INSTRUCTIONS TO FOLLOW
In the entries below, print exactly the lines from the first through the one with "import numpy as np", both included, and none of the pictures.

[Begin DATA FOR PROCESSING]

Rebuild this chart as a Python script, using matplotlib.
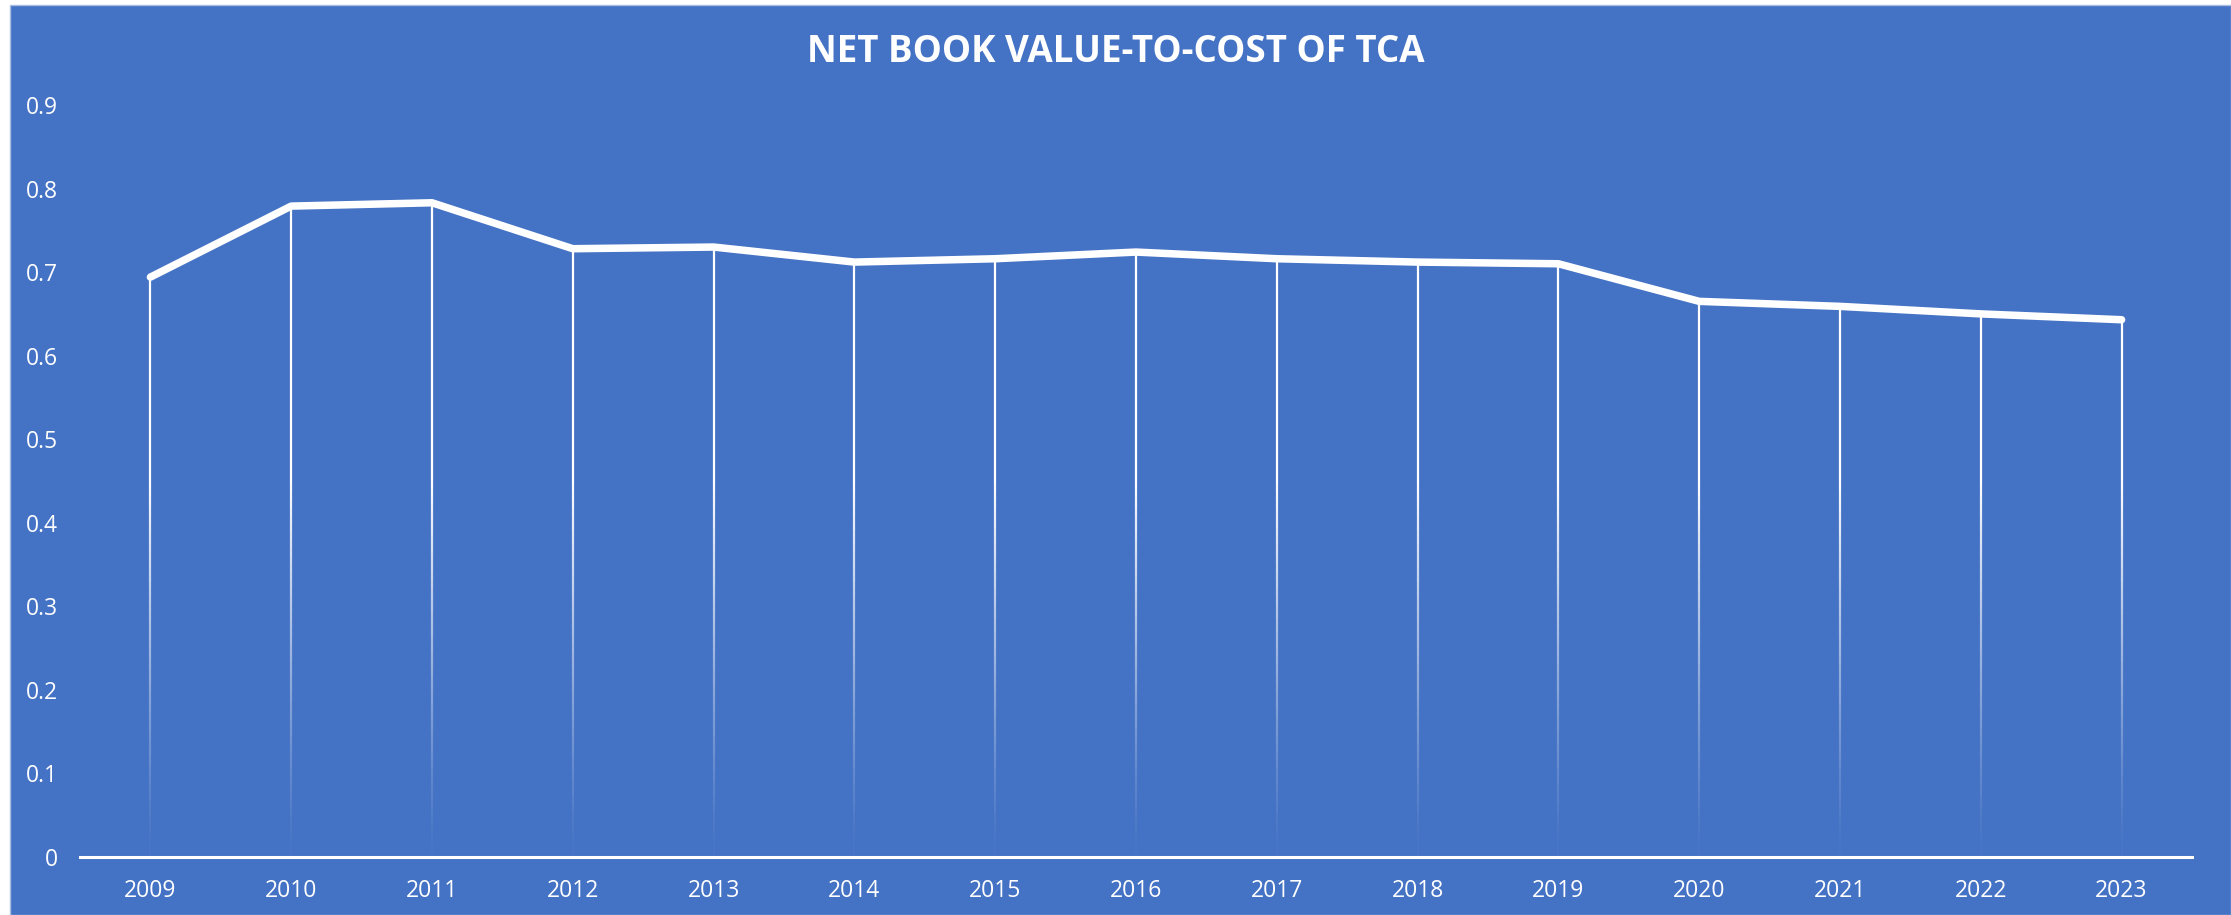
import matplotlib
matplotlib.use("Agg")
import matplotlib.pyplot as plt
from matplotlib.collections import LineCollection
from matplotlib.patches import Rectangle
import numpy as np

# Chart data
years = ['2009', '2010', '2011', '2012', '2013', '2014', '2015', '2016',
         '2017', '2018', '2019', '2020', '2021', '2022', '2023']
nbv_to_cost = [0.694, 0.779, 0.783, 0.728, 0.730, 0.712, 0.716, 0.724,
               0.716, 0.712, 0.710, 0.665, 0.659, 0.650, 0.643]
y_ticks = [0, 0.1, 0.2, 0.3, 0.4, 0.5, 0.6, 0.7, 0.8, 0.9]
y_tick_labels = ['0', '0.1', '0.2', '0.3', '0.4', '0.5', '0.6', '0.7', '0.8', '0.9']
title = 'NET BOOK VALUE-TO-COST OF TCA'

BLUE = '#4472C4'
FONT = ['Open Sans', 'DejaVu Sans']

fig = plt.figure(figsize=(22.31, 9.15), dpi=100)
fig.patch.set_facecolor('white')

# blue chart area (small white margin at left / top like the source)
bg = Rectangle((10 / 2231, 0), 1 - 10 / 2231, 1 - 5 / 915,
               transform=fig.transFigure, facecolor=BLUE,
               edgecolor='#a9bde3', linewidth=1.0, zorder=-10)
fig.patches.append(bg)

ax = fig.add_axes([80 / 2231, 58 / 915, 2112 / 2231, 752 / 915])
ax.set_facecolor('none')
ax.set_zorder(1)

x = np.arange(len(years))
vals = np.array(nbv_to_cost)

# drop lines fading to transparent towards the axis
segs = []
alphas = []
n = 80
for xi, v in zip(x, vals):
    ys = np.linspace(0, v, n + 1)
    for k in range(n):
        segs.append([(xi, ys[k]), (xi, ys[k + 1])])
        mid = (ys[k] + ys[k + 1]) / 2
        alphas.append(float(np.clip(mid / 0.45, 0.04, 1.0)) ** 1.2)
colors = [(1, 1, 1, a) for a in alphas]
ax.add_collection(LineCollection(segs, colors=colors, linewidths=1.6, zorder=2,
                                 capstyle='butt'))

# main series
ax.plot(x, vals, color='white', lw=5.4, solid_capstyle='round',
        solid_joinstyle='round', zorder=3)

ax.set_xlim(-0.5, len(years) - 0.5)
ax.set_ylim(0, 0.9)
ax.set_xticks(x)
ax.set_xticklabels(years)
ax.set_yticks(y_ticks)
ax.set_yticklabels(y_tick_labels)
ax.tick_params(axis='both', length=0, colors='white', labelsize=16.5)
ax.tick_params(axis='x', pad=16)
ax.tick_params(axis='y', pad=16)
for lab in ax.get_xticklabels() + ax.get_yticklabels():
    lab.set_family(FONT)

for side in ['top', 'right', 'left']:
    ax.spines[side].set_visible(False)
ax.spines['bottom'].set_color('white')
ax.spines['bottom'].set_linewidth(2.2)
ax.spines['bottom'].set_zorder(4)

fig.text(0.5, 1 - 52 / 915, title, ha='center', va='center', color='white',
         fontsize=26.5, fontweight='bold', family=FONT, zorder=5)

fig.savefig('out.png', dpi=100, facecolor=fig.get_facecolor())
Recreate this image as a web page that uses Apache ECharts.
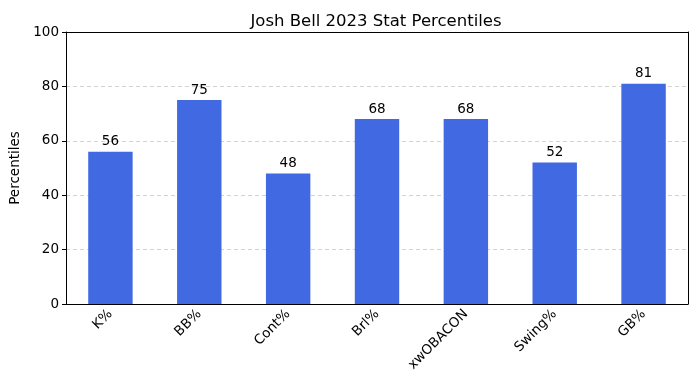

[End DATA FOR PROCESSING]

EXPECTED ANSWER
Rebuild this chart as a Python script, using matplotlib.
import matplotlib
matplotlib.use("Agg")
import matplotlib.pyplot as plt
from matplotlib.collections import LineCollection
from matplotlib.patches import Rectangle
import numpy as np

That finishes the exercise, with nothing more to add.